Grandparents in every state in the United States have rights, in some circumstances, to be awarded custody of their grandchildren or to be awarded court-mandated visitation with their grandchildren. Grandparents’ rights are not constitutional in nature, nor did they exist at common law. Recognition of grandparents’ rights by state legislatures is a fairly recent trend, and most of the statutes have been in effect for less than 40 years.
Federal legislation may affect grandparents’ rights, though these rights are based primarily on state law. Congress passed the Parental Kidnapping Prevention Act in 1980, which requires that each state give full faith and credit to child custody decrees from other states. Federal legislation passed in 1998 also requires that courts in each state recognize and enforce grandparental visitation orders from courts in other states. All states have adopted a version of the Uniform Child Custody Jurisdiction and Enforcement Act (UCCJEA, previously the Uniform Child Custody Jurisdiction Act), which requires courts in the state where a child resides to recognize and enforce valid child custody orders from another state. Though the UCCJEA is not a federal statute, the provisions of this uniform law as adopted in each state are similar.

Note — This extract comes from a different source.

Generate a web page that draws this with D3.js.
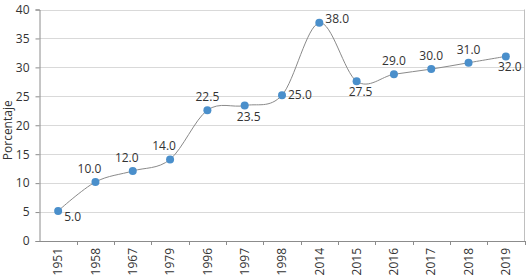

Some courts have determined that state statutes providing visitation to grandparents are unconstitutional. The United States Supreme Court in the case of Troxel v. Granville (2000) determined that the Washington visitation statute violated the due process rights of parents to raise their children. This case and similar decisions by state courts caused several state legislatures to consider bills that would modify or completely revise the visitation rights in those states. Most state laws related to grandparent rights, however, have survived intact. Nevertheless, grandparents who seek to attain visitation rights should check the current status of state legislation in their respective states.